-- start --

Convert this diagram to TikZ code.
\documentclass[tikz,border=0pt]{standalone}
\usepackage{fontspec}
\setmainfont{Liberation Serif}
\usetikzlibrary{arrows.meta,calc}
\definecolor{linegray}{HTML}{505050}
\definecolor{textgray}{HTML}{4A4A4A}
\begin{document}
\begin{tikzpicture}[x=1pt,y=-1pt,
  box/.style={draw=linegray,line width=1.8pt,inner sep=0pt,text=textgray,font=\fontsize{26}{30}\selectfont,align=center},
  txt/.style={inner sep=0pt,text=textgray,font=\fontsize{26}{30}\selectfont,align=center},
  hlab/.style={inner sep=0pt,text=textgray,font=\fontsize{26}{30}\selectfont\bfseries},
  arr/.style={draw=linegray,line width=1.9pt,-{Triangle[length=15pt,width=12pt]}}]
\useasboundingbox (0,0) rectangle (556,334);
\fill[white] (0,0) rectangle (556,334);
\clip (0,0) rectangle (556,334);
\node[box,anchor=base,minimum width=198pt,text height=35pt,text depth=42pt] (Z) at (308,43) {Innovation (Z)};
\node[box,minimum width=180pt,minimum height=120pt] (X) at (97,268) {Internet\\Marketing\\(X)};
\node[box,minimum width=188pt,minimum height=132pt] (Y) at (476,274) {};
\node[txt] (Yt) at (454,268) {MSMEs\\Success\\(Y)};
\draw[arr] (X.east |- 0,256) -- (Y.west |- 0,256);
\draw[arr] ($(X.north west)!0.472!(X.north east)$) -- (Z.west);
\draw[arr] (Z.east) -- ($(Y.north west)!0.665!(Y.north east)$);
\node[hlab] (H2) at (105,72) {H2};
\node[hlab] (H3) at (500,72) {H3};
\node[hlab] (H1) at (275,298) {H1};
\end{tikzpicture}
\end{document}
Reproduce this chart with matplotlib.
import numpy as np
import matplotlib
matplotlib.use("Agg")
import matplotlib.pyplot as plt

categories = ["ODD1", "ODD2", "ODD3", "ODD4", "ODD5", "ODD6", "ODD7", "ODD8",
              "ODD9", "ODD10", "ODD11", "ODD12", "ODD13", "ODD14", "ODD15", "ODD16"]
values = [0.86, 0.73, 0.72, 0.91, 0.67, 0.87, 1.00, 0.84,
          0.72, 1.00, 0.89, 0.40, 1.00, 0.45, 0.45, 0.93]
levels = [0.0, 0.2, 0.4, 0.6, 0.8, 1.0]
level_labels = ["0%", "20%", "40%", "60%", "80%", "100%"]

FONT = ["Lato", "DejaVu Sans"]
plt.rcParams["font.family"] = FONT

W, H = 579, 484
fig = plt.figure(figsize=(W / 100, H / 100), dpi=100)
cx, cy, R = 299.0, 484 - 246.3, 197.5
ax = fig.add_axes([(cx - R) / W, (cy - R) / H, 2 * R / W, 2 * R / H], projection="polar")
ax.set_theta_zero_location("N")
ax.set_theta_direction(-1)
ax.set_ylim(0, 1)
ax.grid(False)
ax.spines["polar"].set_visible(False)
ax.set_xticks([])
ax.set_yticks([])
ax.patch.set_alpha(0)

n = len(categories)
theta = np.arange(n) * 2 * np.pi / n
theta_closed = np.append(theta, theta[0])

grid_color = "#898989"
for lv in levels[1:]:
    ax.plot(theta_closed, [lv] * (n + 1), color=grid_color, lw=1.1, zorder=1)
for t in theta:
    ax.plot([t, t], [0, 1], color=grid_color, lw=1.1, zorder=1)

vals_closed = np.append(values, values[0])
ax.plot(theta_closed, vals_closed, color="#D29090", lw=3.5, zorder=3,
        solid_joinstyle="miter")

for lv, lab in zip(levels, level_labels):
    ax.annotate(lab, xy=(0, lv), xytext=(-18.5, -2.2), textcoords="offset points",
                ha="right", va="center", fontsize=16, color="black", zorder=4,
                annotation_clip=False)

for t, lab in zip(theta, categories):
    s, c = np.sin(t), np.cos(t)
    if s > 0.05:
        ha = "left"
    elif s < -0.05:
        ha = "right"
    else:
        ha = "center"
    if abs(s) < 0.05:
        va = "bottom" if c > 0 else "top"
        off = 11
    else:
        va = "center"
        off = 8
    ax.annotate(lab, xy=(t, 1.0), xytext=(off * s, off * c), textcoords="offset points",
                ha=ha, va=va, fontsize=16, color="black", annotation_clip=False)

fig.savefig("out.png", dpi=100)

-- end --

(STATED PROBLEM):
Among the records above, extract exactly the lines from the line with "Reproduce this chart with matplotlib." to the line with "import matplotlib.pyplot as plt", both lines included, and leave out the rest.

(REPLY):
Reproduce this chart with matplotlib.
import numpy as np
import matplotlib
matplotlib.use("Agg")
import matplotlib.pyplot as plt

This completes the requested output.